## (📗) ipyrad Cookbook: tetrad species tree inference¶

The ipyrad.analysis package includes a module and command-line tool called tetrad that can be used to infer quartets from very large SNP alignments, and to join the quartets into a species tree for large numbers of samples following the methodology outlined by Chifman and Kubatko (2014) and implemented in SVDQuartets.

The tetrad approach varies in several ways: (1) it uses the same mode of parallelization as ipyrad and is therefore easy to distribute work across multiple nodes of a large HPC cluster; (2) it can be easily implemented from the command-line tool or in a jupyter-notebook without having to write commands into the large sequence file as a nexus block; (3) it implements a strategy to perform bootstrap re-sampling of RAD loci, and of SNPs within RAD loci; (4) it calculates admixture statistics while it runs (i.e., ABBA-BABA); (5) [coming soon] advanced sampling methods for large trees when the number of quartets is too large to sample.

## Notebook setup¶

This is a Jupyter notebook, a reproducible and executable document. The code in this notebook is Python (2.7), and should be executed in a jupyter-notebook like this one. Execute each cell in order to reproduce our entire analysis. We make use of the ipyparallel Python library to distribute STRUCTURE jobs across processers in parallel. If that is confusing, see our tutorial on using ipcluster with jupyter. The example data set used in this analysis is from the empirical example ipyrad tutorial.

#### Required software¶

All software required for this notebook can be installed using conda.

In [1]:
## conda install ipyrad -c ipyrad
## conda install toytree -c eaton-lab

In [9]:
import ipyrad as ip
import ipyrad.analysis as ipa
import ipyparallel as ipp
import toytree


#### Connect to an ipyparallel cluster¶

tetrad uses a program called ipcluster to distribute work across a computing cluster. When using the command-line program tetrad will automatically start up an ipcluster instance, however, when using the API we leave it to the use to start the ipcluster instance so that you have more fine-tuned control over the parallelization. For this notebook we assume that you will have started an ipcluster instance running. You can start one by running the commented command below in a separate terminal. This will be connected to when you call the .run() command further below.

In [6]:
##
## ipcluster start --n=40
##


### Setup tetrad tree inference¶

The first step is to create a named tetrad Class object, which requires a minimum of two argument, a name and a sequence file. The sequence that you will typically want to enter is the '.snps.phy' file from ipyrad, which is a phylip formatted file with all SNPs.
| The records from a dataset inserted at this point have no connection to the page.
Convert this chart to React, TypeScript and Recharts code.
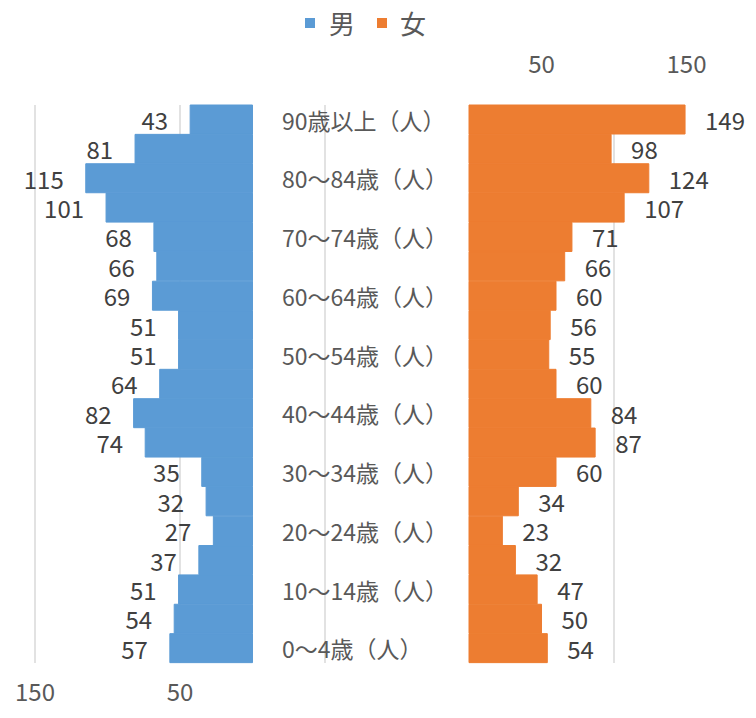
import React from 'react';
import { BarChart, Bar, XAxis, YAxis, CartesianGrid, LabelList } from 'recharts';

const ageGroups = [
  '90歳以上', '85～89歳', '80～84歳', '75～79歳', '70～74歳', '65～69歳', '60～64歳',
  '55～59歳', '50～54歳', '45～49歳', '40～44歳', '35～39歳', '30～34歳', '25～29歳',
  '20～24歳', '15～19歳', '10～14歳', '5～9歳', '0～4歳',
];
const maleCounts = [43, 81, 115, 101, 68, 66, 69, 51, 51, 64, 82, 74, 35, 32, 27, 37, 51, 54, 57];
const femaleCounts = [149, 98, 124, 107, 71, 66, 60, 56, 55, 60, 84, 87, 60, 34, 23, 32, 47, 50, 54];
const maleTicks = [150, 50, -50];
const femaleTicks = [50, 150];

const data = ageGroups.map((age, i) => ({
  age: `${age}（人）`,
  男: maleCounts[i],
  女: femaleCounts[i],
}));

const FONT = '"Noto Sans CJK JP", "Noto Sans", sans-serif';
const BLUE = '#5B9BD5';
const ORANGE = '#ED7D31';
const GRID = '#D9D9D9';

const W = 756;
const H = 718;

function MaleLabel(props: any) {
  const { x, y, width, height, value } = props;
  const left = Math.min(x, x + width);
  return (
    <text x={left - 22} y={y + height / 2} textAnchor="end" dominantBaseline="central"
      fontSize={24} fill="#404040" fontFamily={FONT}>{value}</text>
  );
}

function FemaleLabel(props: any) {
  const { x, y, width, height, value } = props;
  const right = Math.max(x, x + width);
  return (
    <text x={right + 20} y={y + height / 2} textAnchor="start" dominantBaseline="central"
      fontSize={24} fill="#404040" fontFamily={FONT}>{value}</text>
  );
}

function AgeTick(props: any) {
  const { x, y, payload } = props;
  return (
    <text x={x - 42} y={y} textAnchor="start" dominantBaseline="central"
      fontSize={23} fill="#595959" fontFamily={FONT}>{payload.value}</text>
  );
}

export default function App() {
  return (
    <div style={{ position: 'absolute', left: 0, top: 0, width: W, height: H, background: '#fff', fontFamily: FONT }}>
      {/* legend */}
      <div style={{ position: 'absolute', top: 4, left: 305, display: 'flex', alignItems: 'center', fontSize: 26, color: '#595959', lineHeight: '38px' }}>
        <span style={{ display: 'flex', alignItems: 'center' }}>
          <span style={{ width: 10, height: 10, background: BLUE, marginRight: 14 }} />男
        </span>
        <span style={{ display: 'flex', alignItems: 'center', marginLeft: 22 }}>
          <span style={{ width: 10, height: 10, background: ORANGE, marginRight: 13 }} />女
        </span>
      </div>

      {/* male side */}
      <div style={{ position: 'absolute', left: 0, top: 0 }}>
        <BarChart width={W} height={H} data={data} layout="vertical" barCategoryGap={0}
          margin={{ top: 105, right: 431, bottom: 15, left: 35 }}>
          <CartesianGrid horizontal={false} stroke={GRID} strokeWidth={1.5} />
          <XAxis type="number" domain={[-50, 150]} reversed ticks={maleTicks} height={40}
            axisLine={false} tickLine={false} tickMargin={15}
            tick={{ fontSize: 24, fill: '#595959', fontFamily: FONT }}
            tickFormatter={(v: number) => (v < 0 ? '' : String(v))} />
          <YAxis type="category" dataKey="age" hide />
          <Bar dataKey="男" fill={BLUE} stroke={BLUE} strokeWidth={1} isAnimationActive={false}>
            <LabelList dataKey="男" content={MaleLabel} />
          </Bar>
        </BarChart>
      </div>

      {/* female side + age labels */}
      <div style={{ position: 'absolute', left: 0, top: 0 }}>
        <BarChart width={W} height={H} data={data} layout="vertical" barCategoryGap={0}
          margin={{ top: 45, right: 26, bottom: 55, left: 282 }}>
          <CartesianGrid horizontal={false} vertical verticalValues={[100]} stroke={GRID} strokeWidth={1.5} />
          <XAxis type="number" orientation="top" domain={[-100, 180]} ticks={femaleTicks} height={60}
            axisLine={false} tickLine={false} tickMargin={26}
            tick={{ fontSize: 24, fill: '#595959', fontFamily: FONT }} />
          <YAxis type="category" dataKey="age" width={42} axisLine={false} tickLine={false}
            tickSize={0} tickMargin={0} interval={1} tick={<AgeTick />} />
          <Bar dataKey="女" fill={ORANGE} stroke={ORANGE} strokeWidth={1} isAnimationActive={false}>
            <LabelList dataKey="女" content={FemaleLabel} />
          </Bar>
        </BarChart>
      </div>
    </div>
  );
}
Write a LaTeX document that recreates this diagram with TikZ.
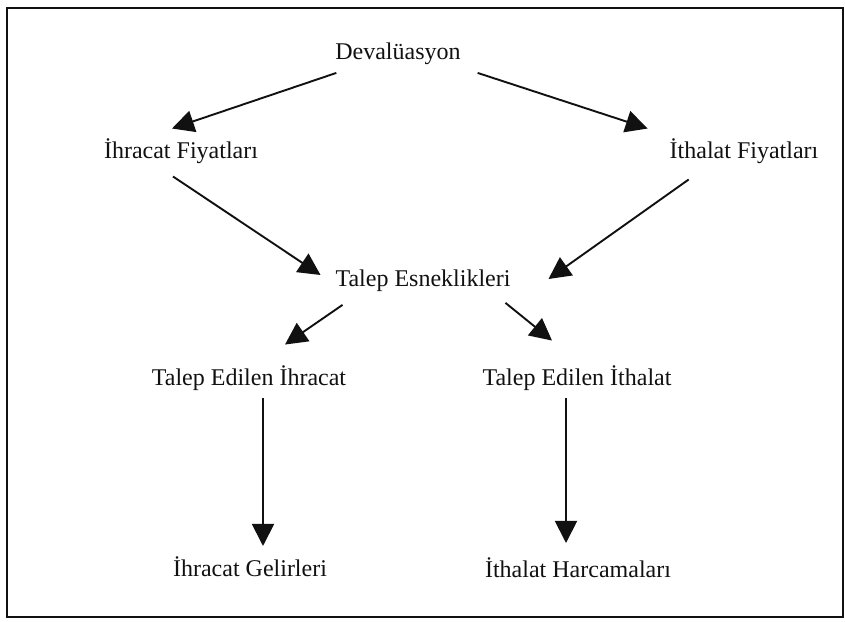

You can also pass it the '.snps.map' file, which tells tetrad how to the SNPS are linked within loci, so that a single SNP can be randomly sampled in each bootstrap replicate.

In [3]:
## create a tetrad Class object
name='tutorial',
)

loading seq array [13 taxa x 196435 bp]
max unlinked SNPs per quartet (nloci): 39613


A large number of additional paremeter settings are available that you can set when you create the tetrad Class object, or which you can set afterwards, as we do here. Let's set the 'nboots' parameter and the 'method' parameter which tells tetrad how to sample quartets. Use tab-completion after the tet variable below to see what other options are available.

In [4]:
## set additional parameters
tet.nboots = 10
tet.method = "all"


### Infer the tree¶

The 'run()' command distributes the computation across your cluster, print progress, and blocks until the job in complete. The results of the analysis will be written to file and also stored in your tetrad Class object, and can be accessed from its .stats and .trees attributes.

In [5]:
tet.run()

host compute node: [4 cores] on oud
inferring 715 induced quartet trees
[####################] 100%  initial tree | 0:00:04 |
[####################] 100%  boot 10      | 0:00:26 |


### Draw the tree¶

Use the toytree.tree() function to generate a tree plot of the unrooted consensus tree with bootstrap support values. The command 'draw()' returns a number of objects, the first of which is the canvas. To save the plot as an SVG image use the toyplot.svg.render() function like below.

In [7]:
## the newick tree files produced by tetrad
tet.trees

Out[7]:
boots   ~/Documents/ipyrad/tests/analysis-tetrad/tutorial.boots
tree    ~/Documents/ipyrad/tests/analysis-tetrad/tutorial.tree
In [10]:
## create a toytree object from the newick file path
tre = toytree.tree(tet.trees.nhx)

## draw unrooted consensus tree with support values
canvas, axes = tre.draw(
width=300,
node_labels=tre.get_node_values("support"),
);

## draw unrooted consensus tree with the number of quartets
## that can possibly be informative about any given split
## given the 'true' tree.
canvas, axes = tre.draw(
width=300,
node_labels=tre.get_node_values("quartets_total"),
);

In [11]:
## save the tree figure in [format]
import toyplot.svg


### Checkpointed analysis¶

If you want to add more bootstrap replicates later simply increase the the 'nboots' attribute and execute 'run()' again.

In [12]:
tet.nboots = 50
tet.run()

host compute node: [4 cores] on oud
initial tree already inferred
[####################] 100%  boot 50      | 0:01:43 |

In [13]:
## load in the tree
tre = toytree.tree(tet.trees.nhx)

## draw the unrooted consensus tree with support values
canvas, axes = tre.draw(
width=300,
node_labels=tre.get_node_values("support"),
);


Whenever you execute the 'run()' command your tetrad Class object will be saved in your working directory as a JSON file ({name}.tet.json). You can load an existing tetrad object back into memory by using the load argument when you create a tetrad object. The default working directory (workdir) is './analysis-tetrad' unless you change it.

In [14]:
## load an old tetrad object
## (the json file will be found from {workdir}/{name}.tet.json)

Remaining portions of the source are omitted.